Also the mentions and requirements relating AI in the article sound like they are from another world. Did things really come to this? Even if they had, you one can still snapshot proxmox vms as well as host (zfs).
Roughly ten years ago, my homelab consisted of a dozen virtual machines running on SmartOS. I was not familiar with Illumos, and this was before it had a widely available web UI, but it was simple enough to use that these challenges didn't matter much. SmartOS was designed to boot reliably from USB flash storage, allowed me to use all my SATA ports for VM storage, and was my first "immutable" operating system. The primary focus on ZFS storage was another great quality of SmartOS.
Two moves and several years later, it was time to rebuild the lab, and I decided to go with Proxmox because it had decent ZFS support. Experience with Proxmox has been very good too. The GUI, many more virtualization features (in addition to the key ones I care about), and better hardware support through the Linux kernel have kept me on Proxmox for a long time.
Customizing my Proxmox installation always gave me anxiety. How could I defend my hypervisor from configuration drift? I wished there could be an immutable version of Proxmox.
Later on, I learned about govulcheck, which offers a novel dynamic/static analysis hybrid approach to vulnerability management. Nothing else out there does this (without teaming up with some huge company). I began to think that I should favor software solutions based on golang.
Ultimately, Incus (and IncusOS) fit this need very well. My IncusOS hosts excellent and I'm glad I can run Incus itself on most Linux distros - including NixOS!
I'll keep a small Proxmox host around for experimenting with new kernel features (Intel GVT-g / SR-IOV graphics) and old operating systems like Windows XP or anything else that needs special QEMU options.
CLI is first class in proxmox, I use the qm command for managing vms all the time. The networking is also just a file in `/etc/network/interfaces` that I modify with vim as needed.
Also, do they get PBS using ZFS snapshots? Do they get HA, live migration, shared storage, easy CephOS, easy snapshots, quick cloning? Do you really want to migrate a VM from one node to another using the command line when you're in some serious situation?

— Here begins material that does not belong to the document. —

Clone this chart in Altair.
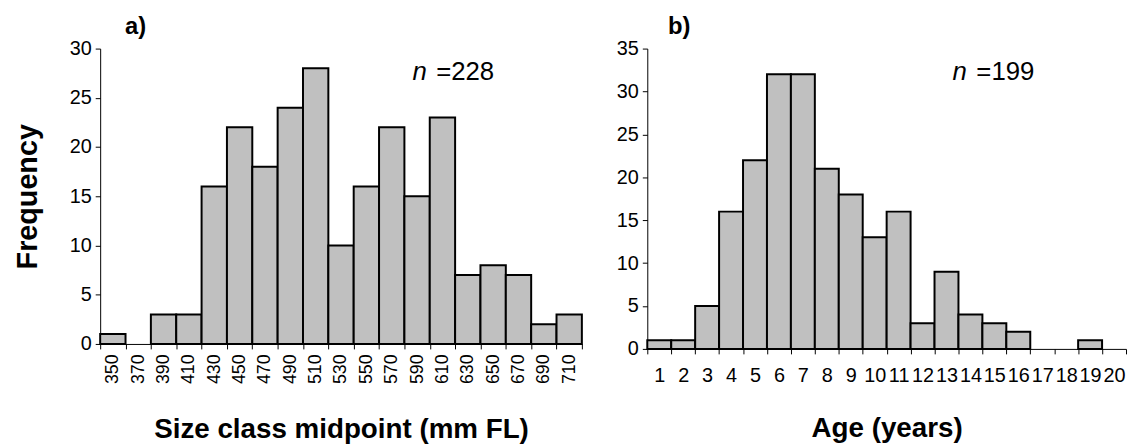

Sure, for a homelab this might be OK, but the UI does make things easy for a reason.and it's not a gimmick.
I agree on a lot of the points, though, I just set up a second cluster and it took over 3 work days because of how much repetitive work is needed to do so. To be able to just take a file with instructions, adjust it a bit and deploy would be so much easier.
I searched the documentation but it wasn't really clear what its live migration and ZFS migration story is, but when I asked Claude to research it, it tells me that it supports live migration via ZFS snapshot replication, which is exactly what I'm looking for. I implemented a ganeti storage driver that does the same thing and am just getting ready to start testing it, but if Incus supports it I might look at moving that direction.
Anyone use Incus live migration with ZFS?
Uhh, whut? It provides a button-y interface, but you can do everything via config files and `pct` on the command line if you prefer. I know that’s not full nix-style declarative, but you don’t have to mislead to sell me on the advantages of declarative infra.
Oh man, you buried the lede there.
I switched over to NixOS around a month ago from Ubuntu and it's been just a dream. I expected there to be some friction with installing things that aren't already built for NixOS, but honestly it's been easier with LLM+NixOS than it was with Ubuntu.
edit: Thinko
One of the developers building Sylve gave a talk last year [2].
[1]: https://sylve.io/
You lost me there!!
Firstly, NixOS is hype, like everything being moved to Rust and failing miserably.
Secondly, "AI ... can .... safely modify my infrastructure", OP is either being a troll or haven't seem how the whole IT world is upside down because of those very same statements.
Thirdly, "my entire infrastructure is defined in text files", you clearly never heard of Ansible.
All my Proxmox LXC containers from DNS servers, to NGINX firewall aliases feeding OPNSense firewall rules, from Forgejo hosting my repos to PostgreSQL database, from Semaphore running my Ansible playbooks on schedule to *Arr collection, everything is fully infrastructure as code, there is no GUI.
I do not log into Proxmox to deploy my stuff, I enjoy CLI and Ansible makes everything like a walk in the park. I use Proxmox CLI tool "pct" for everything, even snapshots are CLI via "vzdump" and its config file.
My take from that post and comments resume in "hype" "not understanding processes" "seeing problems where there isn't one"
I only run Linux here, even my 3D printer runs Debian Netinst Linux. I am missing something here.
I did abandon TrueNAS, however. It really is a locked-down appliance. Good luck installing custom software on the base OS. I have a domain-joined Ubuntu/ZFS box that inherits a lot of policy from FreeIPA and/or Ansible config that is all backed by files on disk. It's been really easy to orchestrate what many would consider overkill in my homelab because literally everything is represented in a single Github repo.